Bergamo, l’orgoglio
e il Patto dei Mille

Questa è la Bergamo che funziona e c’è solo da augurarsi che lo stile possa ripetersi presto anche su altri fronti aperti sul territorio in ambiti completamente diversi, tipo Rapporto Ocse: unità, poche parole, fatti. Il Patto dei Mille per Ubi annunciato lunedì sera è stato una bella sorpresa. Dopo tanti auspici, davvero Bergamo non è stata a guardare. Tutti i big della nostra imprenditoria hanno fatto quadrato attorno a Ubi, terza banca del Paese per capitalizzazione di Borsa, nata e cresciuta sulle radici della Popolare di Bergamo. «Finalmente», si sentiva ripetere ieri in città.

Chiariamo subito: è evidente che in una società per azioni il 2,273% (pari a oltre 20 milioni e mezzo di azioni per più di 80 milioni di euro) detenuto dai 65 azionisti del Patto è un primo passo. Intanto, comunque, già oggi è la quarta partecipazione più consistente dopo i grandi fondi internazionali Silchester international e BlackRock e la Fondazione Cassa di risparmio di Cuneo ed è davanti per qualche decimo di punto alla Fondazione Banca del Monte.

Questo blocco di sindacato, che si auspica in crescita anche con l’adesione di piccoli azionisti, è un punto di partenza importante: tenere alta la voce di Bergamo, che ha plasmato un gruppo ammirato e corteggiato per la forza dei suoi numeri, non è più solo un’idea. C’è chi ci ha messo la faccia e i soldi, che magari potranno aumentare, accettando la sfida del mercato, qui nella terra dello spirito popolare, dove sono migliaia i risparmiatori che di generazione in generazione hanno creduto e credono in questa banca.

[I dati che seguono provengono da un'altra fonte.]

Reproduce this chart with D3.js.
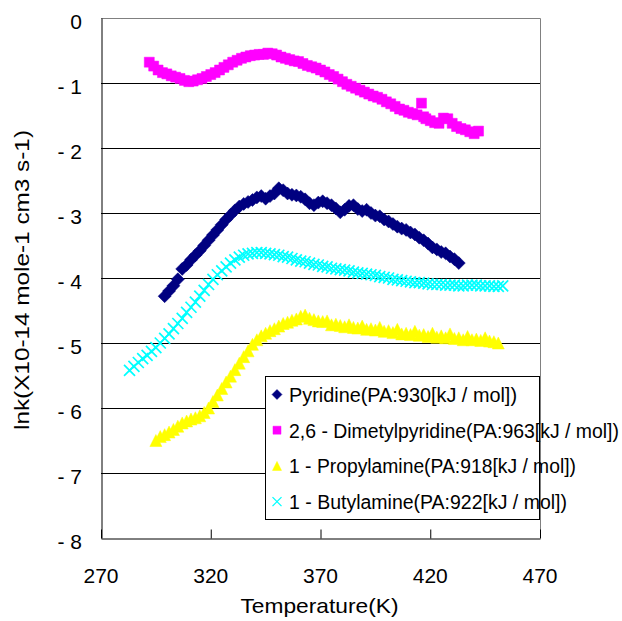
<!DOCTYPE html>
<html lang="en">
<head>
<meta charset="utf-8">
<title>lnk vs Temperature</title>
<script src="https://d3js.org/d3.v7.min.js"></script>
<style>
body { margin: 0; background: #fff; }
svg text { font-family: "Liberation Sans", Arial, sans-serif; fill: #000; }
</style>
</head>
<body>
<script>
// axis ticks
var xTicks = [270, 320, 370, 420, 470];
var yTicks = [0, -1, -2, -3, -4, -5, -6, -7, -8];

var names = ["Pyridine(PA:930[kJ / mol])",
             "2,6 - Dimetylpyridine(PA:963[kJ / mol])",
             "1 - Propylamine(PA:918[kJ / mol])",
             "1 - Butylamine(PA:922[kJ / mol])"];

// Pyridine
var pyrT = [299,301,303,305,307,309,311,313,315,317,319,321,323,325,327,329,331,333,335,337,339,341,343,345,347,349,351,353,355,357,359,361,363,365,367,369,371,373,375,377,379,381,383,385,387,389,391,393,395,397,399,401,403,405,407,409,411,413,415,417,419,421,423,425,427,429,431,433];
var pyrK = [-4.28,-4.20,-4.12,-4.02,-3.86,-3.80,-3.72,-3.65,-3.58,-3.50,-3.42,-3.34,-3.26,-3.18,-3.10,-3.03,-2.96,-2.90,-2.86,-2.83,-2.80,-2.76,-2.74,-2.78,-2.74,-2.70,-2.62,-2.65,-2.70,-2.72,-2.73,-2.75,-2.79,-2.85,-2.88,-2.84,-2.82,-2.85,-2.88,-2.93,-2.99,-2.95,-2.89,-2.88,-2.94,-2.97,-2.95,-3.00,-3.04,-3.05,-3.10,-3.13,-3.17,-3.21,-3.24,-3.26,-3.30,-3.33,-3.38,-3.42,-3.47,-3.53,-3.56,-3.60,-3.62,-3.67,-3.71,-3.77];

// 2,6-Dimetylpyridine
var dmpT = [292,294,296,298,300,302,304,306,308,310,312,314,316,318,320,322,324,326,328,330,332,334,336,338,340,342,344,346,348,350,352,354,356,358,360,362,364,366,368,370,372,374,376,378,380,382,384,386,388,390,392,394,396,398,400,402,404,406,408,410,412,414,416,417,418,420,422,424,426,428,430,432,434,436,438,440,442];
var dmpK = [-0.68,-0.74,-0.80,-0.84,-0.86,-0.89,-0.91,-0.93,-0.96,-0.98,-0.97,-0.95,-0.93,-0.90,-0.87,-0.84,-0.80,-0.76,-0.72,-0.68,-0.65,-0.62,-0.60,-0.58,-0.57,-0.56,-0.56,-0.54,-0.55,-0.57,-0.60,-0.62,-0.64,-0.66,-0.67,-0.70,-0.73,-0.75,-0.77,-0.80,-0.83,-0.87,-0.90,-0.94,-0.98,-1.02,-1.05,-1.08,-1.11,-1.14,-1.17,-1.20,-1.22,-1.25,-1.29,-1.32,-1.36,-1.40,-1.42,-1.45,-1.47,-1.49,-1.31,-1.52,-1.55,-1.58,-1.61,-1.62,-1.54,-1.55,-1.62,-1.67,-1.70,-1.72,-1.75,-1.78,-1.74];

// 1-Propylamine
var proT = [295,297,299,301,303,305,307,309,311,313,315,317,319,321,323,325,327,329,331,333,335,337,339,341,343,345,347,349,351,353,355,357,359,361,363,365,367,369,371,373,375,377,379,381,383,385,387,389,391,393,395,397,399,401,403,405,407,409,411,413,415,417,419,421,423,425,427,429,431,433,435,437,439,441,443,445,447,449,451];
var proK = [-6.50,-6.44,-6.41,-6.37,-6.33,-6.28,-6.23,-6.20,-6.17,-6.15,-6.12,-6.07,-6.00,-5.90,-5.80,-5.70,-5.60,-5.51,-5.41,-5.31,-5.21,-5.12,-5.02,-4.95,-4.89,-4.85,-4.81,-4.78,-4.74,-4.70,-4.68,-4.65,-4.63,-4.59,-4.57,-4.62,-4.64,-4.66,-4.67,-4.66,-4.72,-4.71,-4.73,-4.75,-4.72,-4.76,-4.77,-4.74,-4.79,-4.78,-4.80,-4.76,-4.82,-4.81,-4.84,-4.79,-4.86,-4.85,-4.87,-4.82,-4.88,-4.87,-4.90,-4.85,-4.91,-4.89,-4.92,-4.86,-4.93,-4.92,-4.95,-4.90,-4.95,-4.94,-4.96,-4.92,-4.97,-4.98,-5.00];

// 1-Butylamine
var butT = [283,285,287,289,291,293,295,297,299,301,303,305,307,309,311,313,315,317,319,321,323,325,327,329,331,333,335,337,339,341,343,345,347,349,351,353,355,357,359,361,363,365,367,369,371,373,375,377,379,381,383,385,387,389,391,393,395,397,399,401,403,405,407,409,411,413,415,417,419,421,423,425,427,429,431,433,435,437,439,441,443,445,447,449,451,453];
var butK = [-5.42,-5.36,-5.30,-5.24,-5.19,-5.13,-5.07,-5.00,-4.93,-4.86,-4.78,-4.70,-4.62,-4.53,-4.45,-4.37,-4.28,-4.19,-4.10,-4.02,-3.95,-3.89,-3.83,-3.77,-3.72,-3.68,-3.65,-3.63,-3.62,-3.61,-3.61,-3.62,-3.63,-3.64,-3.65,-3.67,-3.68,-3.70,-3.72,-3.74,-3.75,-3.77,-3.79,-3.80,-3.82,-3.83,-3.85,-3.86,-3.87,-3.88,-3.89,-3.91,-3.92,-3.93,-3.94,-3.95,-3.96,-3.98,-3.99,-4.00,-4.02,-4.03,-4.04,-4.05,-4.06,-4.07,-4.07,-4.08,-4.09,-4.10,-4.10,-4.10,-4.11,-4.11,-4.11,-4.12,-4.12,-4.11,-4.11,-4.11,-4.12,-4.12,-4.12,-4.13,-4.13,-4.12];

var W = 622, H = 621;
var plotL = 101, plotR = 540, plotT = 18, plotB = 538;

var x = d3.scaleLinear().domain([270, 470]).range([plotL, plotR]);
var y = d3.scaleLinear().domain([-8, 0]).range([plotB, plotT]);

var svg = d3.select("body").append("svg")
    .attr("width", W).attr("height", H);

// gridlines
svg.append("g").selectAll("line")
    .data(yTicks.filter(function (d) { return d > -8 && d < 0; }))
    .enter().append("line")
    .attr("x1", plotL).attr("x2", plotR)
    .attr("y1", function (d) { return y(d) + 0.5; })
    .attr("y2", function (d) { return y(d) + 0.5; })
    .attr("stroke", "#000").attr("stroke-width", 1);

// plot frame (top / right gray)
svg.append("path")
    .attr("d", "M" + plotL + "," + (plotT + 0.5) + "H" + (plotR + 0.5) + "V" + plotB)
    .attr("fill", "none").attr("stroke", "#808080");

// axes
var xAxis = d3.axisBottom(x).tickValues(xTicks).tickSize(-9).tickSizeOuter(0).tickFormat("");
svg.append("g").attr("transform", "translate(0," + (plotB + 0.5) + ")").call(xAxis)
    .call(function (g) { g.selectAll("path,line").attr("stroke", "#000"); });
var yAxis = d3.axisLeft(y).tickValues(yTicks).tickSize(0).tickFormat("");
svg.append("g").attr("transform", "translate(" + (plotL + 0.5) + ",0)").call(yAxis)
    .call(function (g) { g.selectAll("path").attr("stroke", "#000"); });

// tick labels
svg.append("g").selectAll("text").data(xTicks).enter().append("text")
    .attr("x", function (d) { return x(d); })
    .attr("y", 583)
    .attr("text-anchor", "middle")
    .style("font-size", "21px")
    .text(function (d) { return d; });

svg.append("g").selectAll("text").data(yTicks).enter().append("text")
    .attr("x", 82)
    .attr("y", function (d) { return y(d) + 11; })
    .attr("text-anchor", "end")
    .style("font-size", "21px")
    .text(function (d) { return d === 0 ? "0" : "- " + Math.abs(d); });

// axis titles
svg.append("text")
    .attr("x", 319.5).attr("y", 613)
    .attr("text-anchor", "middle")
    .attr("textLength", 158).attr("lengthAdjust", "spacingAndGlyphs")
    .style("font-size", "21px")
    .text("Temperature(K)");

svg.append("text")
    .attr("transform", "translate(29,280) rotate(-90)")
    .attr("text-anchor", "middle")
    .attr("textLength", 300).attr("lengthAdjust", "spacingAndGlyphs")
    .style("font-size", "21px")
    .text("lnk(X10-14  mole-1  cm3  s-1)");

// marker shapes
function diamond(r) { return "M0," + (-r) + "L" + r + ",0L0," + r + "L" + (-r) + ",0Z"; }
function square(s) { var h = s / 2; return "M" + (-h) + "," + (-h) + "h" + s + "v" + s + "h" + (-s) + "Z"; }
function triangle(s) { var h = s / 2; return "M0," + (-h) + "L" + h + "," + h + "L" + (-h) + "," + h + "Z"; }
function cross(s) { var h = s / 2; return "M" + (-h) + "," + (-h) + "L" + h + "," + h + "M" + h + "," + (-h) + "L" + (-h) + "," + h; }

var series = [
  { T: pyrT, K: pyrK, color: "#000080", shape: function () { return diamond(6.5); }, legend: function () { return diamond(5); }, fill: true, sw: 0.5 },
  { T: dmpT, K: dmpK, color: "#ff00ff", shape: function () { return square(10); }, legend: function () { return square(8); }, fill: true, sw: 0.5 },
  { T: proT, K: proK, color: "#ffff00", shape: function () { return triangle(12); }, legend: function () { return triangle(9); }, fill: true, sw: 0.5 },
  { T: butT, K: butK, color: "#00ffff", shape: function () { return cross(11); }, legend: function () { return cross(9); }, fill: false, sw: 1.7 }
];

series.forEach(function (s) {
  svg.append("g").selectAll("path")
    .data(s.T.map(function (t, i) { return [t, s.K[i]]; }))
    .enter().append("path")
    .attr("transform", function (d) { return "translate(" + x(d[0]) + "," + y(d[1]) + ")"; })
    .attr("d", s.shape)
    .attr("fill", s.fill ? s.color : "none")
    .attr("stroke", s.color)
    .attr("stroke-width", s.sw);
});

// legend
var legendW = [228, 330, 287, 278];
svg.append("rect")
    .attr("x", 265.5).attr("y", 376.5).attr("width", 274).attr("height", 143)
    .attr("fill", "#fff").attr("stroke", "#000");

var leg = svg.append("g").selectAll("g").data(series).enter().append("g")
    .attr("transform", function (d, i) { return "translate(277," + (394.5 + i * 35.7) + ")"; });
leg.append("path")
    .attr("d", function (d) { return d.legend(); })
    .attr("fill", function (d) { return d.fill ? d.color : "none"; })
    .attr("stroke", function (d) { return d.color; })
    .attr("stroke-width", function (d) { return d.fill ? 0.5 : 1.3; });
leg.append("text")
    .attr("x", 12).attr("y", 7.5)
    .attr("textLength", function (d, i) { return legendW[i]; })
    .attr("lengthAdjust", "spacingAndGlyphs")
    .style("font-size", "20px")
    .text(function (d, i) { return names[i]; });
</script>
</body>
</html>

Certo, è da vedere poi quale sarà l’incidenza concreta sulle scelte e le strategie. I temi non mancano. L’appuntamento con l’assemblea elettiva del 2 aprile è dietro l’angolo: il Patto dei Mille punta a una «governance di qualità, in linea con gli standard richiesti dai regolatori europei e dai mercati». Il pressing per un intervento di Ubi nella soluzione dei problemi di Mps appare serrato, nonostante i vertici abbiano declinato l’invito: nessun dossier aperto, grazie. Il bancone, con la probabile fusione nella capogruppo delle banche rete, Popolare di Bergamo compresa, è un cantiere aperto. A marzo 2017 scadrà il tetto transitorio del 5% al diritto di voto. E molto altro ancora.

Il primo annuncio del Patto dei Mille non è entrato evidentemente nello specifico degli indirizzi. Ha indicato però qualche punto fermo: una logica da public company, l’autonomia, l’indipendenza e la specifica identità di Ubi, il servizio ai territori per la crescita e lo sviluppo, «anche in caso di modificazioni strutturali che dovessero interessare la banca e realizzarsi in futuro». Senza dimenticare che la banca è innanzitutto raccolta e prestiti, ma è pure crocevia di partecipazioni strategiche, che nei decenni ha contribuito a costruire lo sviluppo anche infrastrutturale dei territori in cui opera.

Ubi è la terza banca del Paese. È la banca di Bergamo e di Brescia. Di Cuneo e di Varese. Di Pavia e di Milano e via di questo passo. Il Patto dei Mille ha già varcato i confini provinciali, con Confindustria di Varese e di Pavia, che hanno aderito insieme a quella di Bergamo, e si è dichiarato aperto a collaborare con altri azionisti e raggruppamenti che ne condividano le linee guida: un’alleanza a cavallo dell’Oglio sembra nelle cose. In attesa di capire come andrà a comporsi lo scacchiere, il Patto dei Mille ha fatto la prima mossa: compatta e concreta.